TMS320C40 instructions to find the maximum of two operands are as below, can you please find C64x+ equivalent linear assembly code. Thanks.

LDF

R6,   R7

CMPF

R5,   R7

LDFLT

R5,   R7

  • I recommend you write the equivalent operation in C then see what code the compiler generates for it.  Use the option --src_interlist to save the assembly file, and have some useful comments inserted into it.  You'll see that the C64+ does not have floating point instructions.  For details on the instructions used, look them up in the C64/C64+ CPU manual.

    Thanks and regards,

    -George

  • Thanks for your support, however we tried but we not able to progress, can you please help us get the TI C64x+ assembly programming guide.
  • As George mentioned, the TI C64x+ does not have floating-point instructions, so you'll need to call an RTS routine to do a floating-point comparison.  Here's how it would look in linear assembly:

            MV         a, A4
            MV         b, B4
            CALLP      __c6xabi_gtf, B3
            MV         A4, pred
            MV         b, result
     [pred] MV         a, result
    
  • While debugging the linear assembly code and when we single step it using TI CCS debugger, it doesn't seem to reflect the correct behaviour. For example the values in various registers doesn't seem to be correct and as expected when we see the values after placing breakpoints at relevent places, can you please help us with this issue?

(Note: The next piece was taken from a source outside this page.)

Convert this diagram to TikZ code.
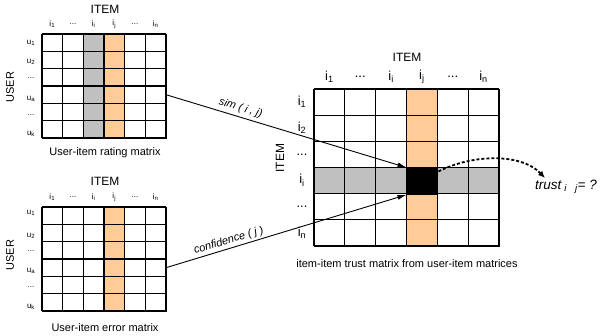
\documentclass[tikz,border=0pt]{standalone}
\usepackage{fontspec}
\setmainfont{Liberation Sans}
\usetikzlibrary{arrows.meta}
\definecolor{peach}{HTML}{FFCC99}
\definecolor{cellgrey}{HTML}{C0C0C0}
\newcommand\myfsS{\fontsize{8}{9}\selectfont}
\newcommand\myfsC{\fontsize{11}{13}\selectfont}
\newcommand\myfsT{\fontsize{12}{14}\selectfont}
\newcommand\myfsB{\fontsize{13}{15}\selectfont}
\newcommand\sub[1]{\textsubscript{#1}}
\newcommand\mydots{...}
\begin{document}
\begin{tikzpicture}[x=1pt,y=-1pt,
  gridline/.style={line width=1.1pt,black},
  lbl/.style={inner sep=0pt},
  frame/.style={draw,line width=1.1pt,inner sep=0pt,anchor=north west},
  conn/.style={line width=0.9pt,-{Latex[length=9pt,width=5pt]}},
  curvy/.style={line width=1.8pt,densely dashed,-{Latex[length=7pt,width=6pt]}}]
\useasboundingbox (0,0) rectangle (607,335);

% ---------- top-left rating matrix ----------
\fill[cellgrey] (42+2*20.667,34) rectangle (42+3*20.667,138);
\fill[peach] (42+3*20.667,34) rectangle (42+4*20.667,138);
\foreach \k in {0,...,6}{
  \draw[gridline] (42+\k*20.667,34) -- (42+\k*20.667,138);
  \draw[gridline] (42,34+\k*17.333) -- (166,34+\k*17.333);}
\node[frame,minimum width=124pt,minimum height=104pt] (RM) at (42,34) {};
\node[lbl] (RMt) at (105,9) {\myfsT ITEM};
\foreach \t [count=\c from 0] in {i\sub{1},\mydots,i\sub{i},i\sub{j},\mydots,i\sub{n}}
  \node[lbl] (RMc\c) at (52.3+\c*20.667,24) {\myfsS \t};
\node[lbl] (RMr1) at (31,43) {\myfsS u\sub{1}};
\node[lbl] (RMr2) at (31,62) {\myfsS u\sub{2}};
\node[lbl] (RMr3) at (31,78) {\myfsS \mydots};
\node[lbl] (RMr4) at (31,99) {\myfsS u\sub{a}};
\node[lbl] (RMr5) at (31,115) {\myfsS \mydots};
\node[lbl] (RMr6) at (31,134) {\myfsS u\sub{k}};
\node[lbl,rotate=90] (RMu) at (10,87) {\myfsC USER};
\node[lbl] (RMcap) at (105,153) {\myfsC User-item rating matrix};

% ---------- bottom-left error matrix ----------
\fill[peach] (42+3*20.667,207) rectangle (42+4*20.667,311);
\foreach \k in {0,...,6}{
  \draw[gridline] (42+\k*20.667,207) -- (42+\k*20.667,311);
  \draw[gridline] (42,207+\k*17.333) -- (166,207+\k*17.333);}
\draw[line width=1.6pt] (42,276.3) -- (42+5*20.667,276.3);
\node[frame,minimum width=124pt,minimum height=104pt] (EM) at (42,207) {};
\node[lbl] (EMt) at (105,181) {\myfsT ITEM};
\foreach \t [count=\c from 0] in {i\sub{1},\mydots,i\sub{i},i\sub{j},\mydots,i\sub{n}}
  \node[lbl] (EMc\c) at (52.3+\c*20.667,197) {\myfsS \t};
\node[lbl] (EMr1) at (31,213) {\myfsS u\sub{1}};
\node[lbl] (EMr2) at (31,236) {\myfsS u\sub{2}};
\node[lbl] (EMr3) at (31,251) {\myfsS \mydots};
\node[lbl] (EMr4) at (31,271) {\myfsS u\sub{a}};
\node[lbl] (EMr5) at (31,287) {\myfsS \mydots};
\node[lbl] (EMr6) at (31,307) {\myfsS u\sub{k}};
\node[lbl,rotate=90] (EMu) at (10,255) {\myfsC USER};
\node[lbl] (EMcap) at (105,328) {\myfsC User-item error matrix};

% ---------- big trust matrix ----------
\fill[cellgrey] (314,89+3*26.167) rectangle (499,89+4*26.167);
\fill[peach] (314+3*30.833,89) rectangle (314+4*30.833,246);
\foreach \k in {0,...,6}{
  \draw[gridline] (314+\k*30.833,89) -- (314+\k*30.833,246);
  \draw[gridline] (314,89+\k*26.167) -- (499,89+\k*26.167);}
\node[frame,minimum width=185pt,minimum height=157pt] (TM) at (314,89) {};
\node[frame,fill=black,minimum width=30.833pt,minimum height=26.167pt] (B) at (314+3*30.833,89+3*26.167) {};
\node[lbl] (TMt) at (407,57) {\myfsT ITEM};
\foreach \t [count=\c from 0] in {i\sub{1},\mydots,i\sub{i},i\sub{j},\mydots,i\sub{n}}
  \node[lbl] (TMc\c) at (329.4+\c*30.833,77) {\myfsB \t};
\foreach \t [count=\c from 0] in {i\sub{1},i\sub{2},\mydots,i\sub{i},\mydots,i\sub{n}}
  \node[lbl] (TMr\c) at (302,102+\c*26.167) {\myfsB \t};
\node[lbl,rotate=90] (TMi) at (280,158) {\myfsT ITEM};
\node[lbl] (TMcap) at (407,264) {\myfsC item-item trust matrix from user-item matrices};

% ---------- connectors ----------
\coordinate (simS) at (166,94.7);
\coordinate (confS) at (166,267.7);
\draw[conn] (simS) -- node[pos=0.3,sloped,above=3pt,lbl] {\myfsC\itshape sim ( i , j)} (B.north west);
\draw[conn] (confS) -- node[pos=0.27,sloped,above=2pt,lbl] {\myfsC\itshape confidence ( j )} (B.south west);

\node[lbl,anchor=west] (T) at (535,187) {\fontsize{13.5}{15}\selectfont\itshape trust\hspace{3pt}\sub{i}\hspace{8pt}\sub{j}= ?};
\draw[curvy] ([yshift=-4pt]B.north east) .. controls (470,155) and (520,152) .. ([xshift=10pt,yshift=2pt]T.north west);
\end{tikzpicture}
\end{document}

    Also it can be seen that various variables (.reg R1,R2) were mapped to same register (Register A5) internally. Can we change the mapping of these variables in TI CCS for C64X+? Thanks in advance.
  • hsg ken said:
    While debugging the linear assembly code and when we single step it using TI CCS debugger, it doesn't seem to reflect the correct behaviour.

    That's probably because the results of the instruction you are stopped at are a few cycles away from completing.  A LDW, for instances, takes 4 cycles to complete.So, when you are stopped at the LDW, the results of the load occur 4 cycles later.

    hsg ken said:
    Also it can be seen that various variables (.reg R1,R2) were mapped to same register

    This is normal behavior. If the lifetime of two variables does not overlap, then they can be allocated to the same register.  This is good in that it reduces the number of registers used, and thereby increases the number of variables which are allocated to registers.  The best policy is to give your variables descriptive names like count or sum, then let the tools allocate them to registers.

    Thanks and regards,

    -George

  • I'm sorry, my example was wrong. Here is a complete example:

            .def       fmax
            .ref       __c6xabi_gtf
    fmax    .cproc     a, b
            .reg       pred, result
            .call      pred=__c6xabi_gtf(a, b)
            MV         b, result
     [pred] MV         a, result
            .return    result
            .endproc
    
  • Thanks for the reply, now we require help on how to turn on the assembler optimization i.e. basically we now have a .sa file where we have the assembly code without mentioning any functional units, we want the settings to be done to convert this .sa file into final .asm file which would have functional units and gets the best optimized cycle counts. Thanks in advance.
  • The compiler does that work. You pass the .sa file to the compiler just like a .c file, and the compiler does all of those things. You can see the .asm file by using the --keep_asm command line option.
  • Thanks for the reply, however we want to understand what options we have to set in the CCS to get the maximum optimization possible for our .sa file when it converts to .asm file. Right now we have set Optimization level as 3 and in Advanced optimization we have set 5, but we are not getting required optimization and it not even better than directly writing in using TI Intrisic C itself. Can you please help us with the correct setting in the CCS Properties window for this file, what exactly should be set to get the assembly optimizer to do the required optimiztions. Thanks in advance.
  • Also can you please help us understand if we need to context saving in the .sa file at the beginning and context restoring at the end of the .sa file or it would be done by the TI Compiler tool automatically when we include .sa file in the project.

    Also can you help us with some code on how to do operation with the help of the current pointer/frame pointer, like for example how to access and get register values from frame pointer + 20. Thanks in advance.
  • hsg ken said:
    if we need to context saving in the .sa file at the beginning and context restoring at the end of the .sa file

    Organize your functions with the .cproc directive, and the tools take care of this detail.  Read about .cproc in the C6000 compiler manual.

    hsg ken said:
    can you help us with some code on how to do operation with the help of the current pointer/frame pointer

    Again, if your function uses .cproc, then the tools take care of this detail.  Create all the variables you need with .reg.  If any of them need to temporarily be on the stack, the tools take care of that for you.

    Thanks and regards,

    -George

  • You're trying to do a floating-point operation on a device that does not have a hardware floating-point comparison instruction. It's not going to get significantly better than the function call. Setting the optimization level to 3 and setting the silicon value appropriately should lead to the best possible code.